Turkey got headscarved

Article published on Feb. 11, 2008
community published
Article published on Feb. 11, 2008
It’s been a while that I couldn’t write anything but since the whole headscarf issue got “out of control” in Turkey, I feel like I need to say something about it. I still remember that moment: Merve Kavakci -a newly elected parliamentary from the Virtue Party the predecessor of the ruling AKP- welcomed with boos when she tried to make her debut with her headscarf in the Turkish National Assembly.
After the elections in 1999 as a well educated conservative woman she got in to the parliament to attend the oath taking ceremony and she faced with the old guards of the republic yelling “Get out!”. Headscarf and its position in public life was a big question in those days for the country and apparently it still is.merve

AKP government under Prime Minister Recep Tayyip Erdogan’s leadership decided a couple of weeks ago to abolish the ban on allowing women to wear the traditional Islamic headscarf while attending higher education. This move from the government was more than enough to change the primary agenda of the people. Suddenly everyone started to write, broadcast and talk about the headscarf issue. The mighty secularists and the devout Islamists came face to face for another showdown. The operation in Northern Iraq or the upcoming elections in Cyprus suddenly became insignificant events for the media. No one talks about the “Brave martyrs of the nation who gave their lives fighting against the Kurdish PKK militia”. Not anymore.

If you go to a Turkish university, it is possible to see girls in the campus wearing wigs. It was awkward for me as well to take classes with those girls with huge heads: First headscarf, then the wig. There is nothing more ridiculous then people wearing wigs just in order to get in to their universities. If you look at the whole conflict free from political forces surrounding it, you will say that it has to be allowed for the sake of the liberty of women. But if you consider the past actions of the AKP you may approach to their “good intentioned” decision in a more skeptical way. In 2004 AKP tried to prohibit sexual intercourse before marriage by law and they also tried to prohibit alcohol selling in particular districts of the big cities (especially touristic districts in Istanbul) in 2005. They failed twice because of broad public opposition.
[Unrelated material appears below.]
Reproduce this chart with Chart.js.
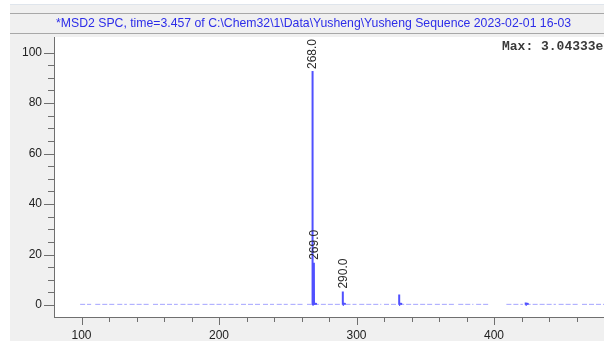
<!DOCTYPE html>
<html>
<head>
<meta charset="utf-8">
<script src="https://cdn.jsdelivr.net/npm/chart.js@4/dist/chart.umd.min.js"></script>
<style>
  html, body { margin: 0; padding: 0; background: #ffffff; overflow: hidden; }
  #wrap { position: relative; width: 604px; height: 341px; }
</style>
</head>
<body>
<div id="wrap"><canvas id="spec" width="604" height="341"></canvas></div>
<script>
// Spectrum header and annotation
const titleText = '*MSD2 SPC, time=3.457 of C:\\Chem32\\1\\Data\\Yusheng\\Yusheng Sequence 2023-02-01 16-03';
const maxText = 'Max: 3.04333e5';

// Ion peaks (m/z, relative abundance %)
const peakMz = [268, 269, 290, 331, 423];
const peakAbund = [100, 16.7, 5.3, 4.2, 1.0];
const labelledMz = [268, 269, 290];

// Baseline noise stretches (m/z from / to) and their level
const noiseFrom = [99, 104, 110, 126, 135, 152, 172, 188, 207, 216, 232, 242, 252, 264, 269, 292, 302, 320, 331, 357, 374, 387, 409, 423, 447, 464];
const noiseTo   = [103, 107, 124, 133, 150, 170, 186, 205, 214, 230, 240, 250, 262, 267, 289, 300, 318, 329, 355, 372, 385, 396, 421, 445, 462, 480];
const noiseLevel = 0.25;

// Axis ticks
const xTicks = [100, 120, 140, 160, 180, 200, 220, 240, 260, 280, 300, 320, 340, 360, 380, 400, 420, 440, 460];
const xLabelled = [100, 200, 300, 400];
const yTicks = [0, 5, 10, 15, 20, 25, 30, 35, 40, 45, 50, 55, 60, 65, 70, 75, 80, 85, 90, 95, 100];
const yLabelled = [0, 20, 40, 60, 80, 100];

// Stick lines: baseline -> apex -> baseline, separated by gaps
const stickPoints = [];
peakMz.forEach((mz, i) => {
  stickPoints.push({ x: mz, y: 0 }, { x: mz, y: peakAbund[i] }, { x: mz + 0.1, y: 0.6 }, { x: mz + 2.2, y: 0.4 }, { x: mz + 2.2, y: null });
});
const noisePoints = [];
noiseFrom.forEach((a, i) => {
  noisePoints.push({ x: a, y: noiseLevel }, { x: noiseTo[i], y: noiseLevel }, { x: noiseTo[i], y: null });
});

const GRAY = '#f0f0f0';
const AXIS = '#6f6f6f';
const LABEL_FONT = '12px "Liberation Sans", Arial, sans-serif';

const frame = {
  id: 'frame',
  beforeDraw(chart) {
    const { ctx, chartArea: a, width, height } = chart;
    ctx.save();
    ctx.fillStyle = '#ffffff';
    ctx.fillRect(0, 0, width, height);
    ctx.fillStyle = GRAY;
    ctx.fillRect(10, 4, width - 10, height - 4);
    ctx.fillStyle = '#dfe5ec';
    ctx.fillRect(10, 4, width - 10, 1);
    ctx.fillStyle = '#a8a8a8';
    ctx.fillRect(10, 13, width - 10, 1);
    ctx.fillRect(10, 33, width - 10, 1);
    ctx.fillStyle = '#ffffff';
    ctx.fillRect(a.left, a.top, a.right - a.left, a.bottom - a.top);
    ctx.font = '12.25px "Liberation Sans", Arial, sans-serif';
    ctx.fillStyle = '#2d2de8';
    ctx.textBaseline = 'middle';
    ctx.fillText(titleText, 56, 23.5);
    ctx.restore();
  },
  afterDraw(chart) {
    const { ctx, chartArea: a, scales: { x, y } } = chart;
    ctx.save();
    ctx.strokeStyle = AXIS;
    ctx.lineWidth = 1;
    ctx.beginPath();
    xTicks.forEach(v => {
      const px = Math.round(x.getPixelForValue(v)) + 0.5;
      const len = xLabelled.includes(v) ? 8 : 5;
      ctx.moveTo(px, a.bottom);
      ctx.lineTo(px, a.bottom + len);
    });
    yTicks.forEach(v => {
      const py = Math.round(y.getPixelForValue(v)) + 0.5;
      const len = yLabelled.includes(v) ? 10 : 6;
      ctx.moveTo(a.left, py);
      ctx.lineTo(a.left - len, py);
    });
    ctx.stroke();
    ctx.font = 'bold 13px "Liberation Mono", "Courier New", monospace';
    ctx.fillStyle = '#3a3a3a';
    ctx.textBaseline = 'middle';
    ctx.fillText(maxText, 502, 47);
    ctx.restore();
  },
  afterDatasetsDraw(chart) {
    const { ctx, chartArea: a, scales: { x, y } } = chart;
    ctx.save();
    ctx.font = LABEL_FONT;
    labelledMz.forEach(mz => {
      const i = peakMz.indexOf(mz);
      const text = mz.toFixed(1);
      const w = ctx.measureText(text).width;
      const px = x.getPixelForValue(mz);
      const py = y.getPixelForValue(peakAbund[i]);
      let bottom = py - 3;
      let top = bottom - w;
      let clamped = false;
      if (top < a.top + 2) { top = a.top + 2; bottom = top + w; clamped = true; }
      if (clamped) {
        ctx.fillStyle = '#ffffff';
        ctx.fillRect(px - 7, top - 1, 14, w + 3);
      }
      ctx.save();
      ctx.translate(px + 0.5, (top + bottom) / 2);
      ctx.rotate(-Math.PI / 2);
      ctx.fillStyle = '#2b2b2b';
      ctx.textAlign = 'center';
      ctx.textBaseline = 'middle';
      ctx.fillText(text, 0, 0);
      ctx.restore();
    });
    ctx.restore();
  }
};

new Chart(document.getElementById('spec'), {
  type: 'line',
  data: {
    datasets: [
      { data: noisePoints, borderColor: 'rgba(90,90,255,0.55)', borderWidth: 1, borderDash: [5, 2], pointRadius: 0, spanGaps: false },
      { data: stickPoints, borderColor: '#5050ff', borderWidth: 2, pointRadius: 0, spanGaps: false }
    ]
  },
  options: {
    responsive: false,
    animation: false,
    devicePixelRatio: 1,
    layout: { padding: { left: 0, top: 37, right: 0, bottom: 0 } },
    plugins: { legend: { display: false }, tooltip: { enabled: false } },
    scales: {
      x: {
        type: 'linear', min: 80, max: 480,
        grid: { display: false, drawTicks: false },
        border: { display: true, color: AXIS, width: 1 },
        afterBuildTicks: s => { s.ticks = xTicks.map(v => ({ value: v })); },
        afterFit: s => { s.height = 24; },
        ticks: {
          autoSkip: false, maxRotation: 0, padding: 11, color: '#222222',
          font: { family: '"Liberation Sans", Arial, sans-serif', size: 12 },
          callback: v => xLabelled.includes(v) ? String(v) : ''
        }
      },
      y: {
        type: 'linear', min: -4.76, max: 106.2,
        grid: { display: false, drawTicks: false },
        border: { display: true, color: AXIS, width: 1 },
        afterBuildTicks: s => { s.ticks = yTicks.map(v => ({ value: v })); },
        afterFit: s => { s.width = 54; },
        ticks: {
          autoSkip: false, padding: 12, color: '#222222',
          font: { family: '"Liberation Sans", Arial, sans-serif', size: 12 },
          callback: v => yLabelled.includes(v) ? String(v) : ''
        }
      }
    }
  },
  plugins: [frame]
});
</script>
</body>
</html>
Now their strategy seems to be changed: Instead of prohibiting non Islamic notions, allowing Islamic aspects to appear in public life is easier and starting from the biggest symbol of the political Islam is not surprising. emine

The secularists in Turkey represented by the Republican People’s Party in the parliament are helping AKP without even knowing it. They line themselves with the military -the old overseer of the republic and its secular core- and they got crushed by the AKP in 2007 elections. They are still trying to hide behind the legacy of Ataturk who founded the country on the secular principles. Their zealous stand does not work and intimidate people. They tasted it bitterly during the last elections and yet they still talk about Turkey transforming into another Iran.

There are rumors saying that by spring Turkish military will launch a ground operation in Northern Iraq. The Greek part of Cyprus will hold an historic election at the end of this month which may lead to the reunification of the island. Hectic days are waiting the AKP government but they got themselves entangled by a headscarf.